Now that the law is settled on what retrenchment is, let us proceed to the provisions contained in the Industrial Disputes Act, 1947, regarding the procedure to be followed in cases of retrenchment.

Section 25F provides the conditions precedent to retrenchment. According to this section the employer must satisfy the following conditions before retrenching an employee employed for a period of continuous period of not less than one year -

(a) the workman has been given one months notice in writing indicating the reasons for retrenchment and the period of notice has expired, or the workman has been paid in lieu of such notice, wages for the period of the notice:

(b) the workman has been paid, at the time of retrenchment, compensation which shall be equivalent to fifteen days average pay [for every completed year of continuous service] or any part thereof in excess of six months;and

(c) notice in the prescribed manner is served on the appropriate Government [or such authority as may be specified by the appropriate Government by notification in the Official Gazette].

Calculation of average pay is done by dividing the last drawn monthly salary by 25 and then multiplying the dividend by 15 for every completed year of continuous  work.

Section 25N also lays down the conditions precedent to retrenchment -

1) No workman employed in any industrial establishment to which this Chapter applies, who has been in continuous service for not less than one year under an employer shall be retrenched by that employer until,-

(a) the workman has been given three months notice in writing indicating the reasons for retrenchment and the period of notice has expired, or the workman has been paid in lieu of such notice, wages for the period of the notice; and

(b) the prior permission of the appropriate Government or such authority as may be specified by that Government by notification in the Official Gazette (hereafter in this section referred to as the specified authority) has been obtained on an application made in this behalf.

(2) An application for permission under sub-section (1) shall be made by the employer in the prescribed manner stating clearly the reasons for the intended retrenchment and a copy of such application shall also be served simultaneously on the workmen concerned in the prescribed manner.

(3) Where an application for permission under sub-section (1) has been made, the appropriate Government or the specified authority, after making such inquiry as it thinks fit and after giving a reasonable opportunity of being heard to the employer, the workmen concerned and the persons interested in such retrenchment, may, having regard to the genuineness and adequacy of the reasons stated by the employer, the interests of the workmen and all other relevant factors, by order and for reasons to be recorded in writing, grant or refuse to grant such permission and a copy of such order shall be communicated to the employer and the workmen.

(4) Where an application for permission has been made under sub-section (1) and the appropriate Government or the specified authority does not communicate the order granting or refusing to grant permission to the employer within a period of sixty days from the date on which such application is made, the permission applied for shall be deemed to have been granted on the expiration of the said period of sixty days.

Section 25G lays down the procedure of retrenchment.

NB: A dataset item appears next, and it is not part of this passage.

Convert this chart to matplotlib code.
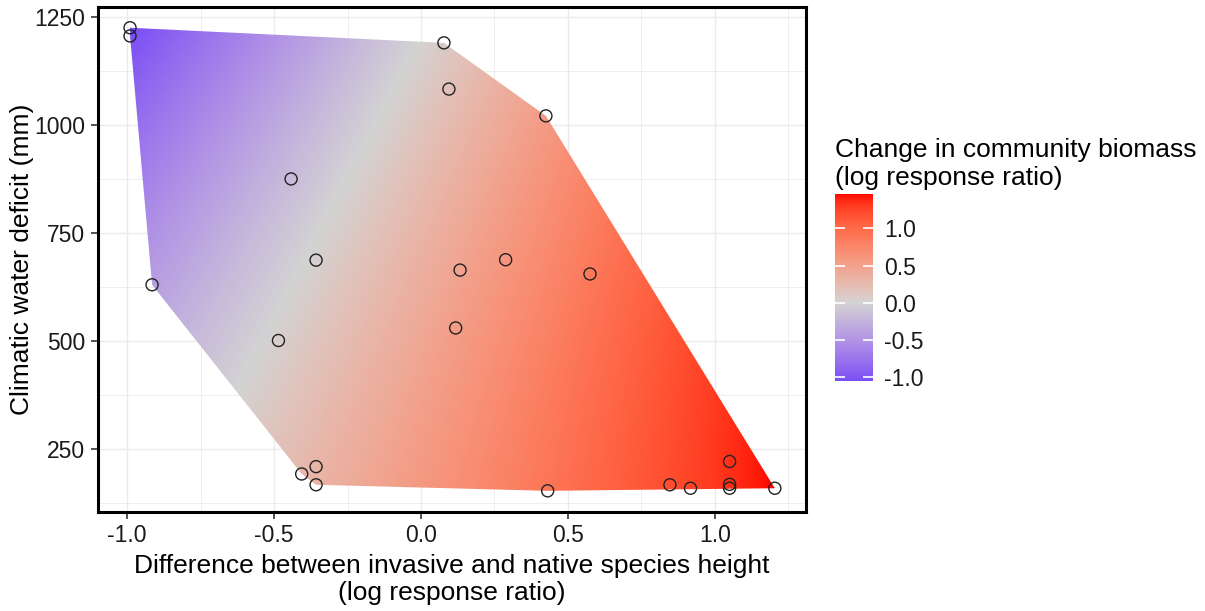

Where any workman in an industrial establishment, who is a citizen of India, is to be retrenched and he belongs to a particular category of workmen in that establishment, in the absence of any agreement between the employer and the workman in this behalf, the employer shall ordinarily retrench the workman who was the last person to be employed in that category, unless for reasons to be recorded the employer retrenches any other workman. The employer is also required to maintain a seniority list of the workmen. The system of last in first out is to be followed in retrenching workmen.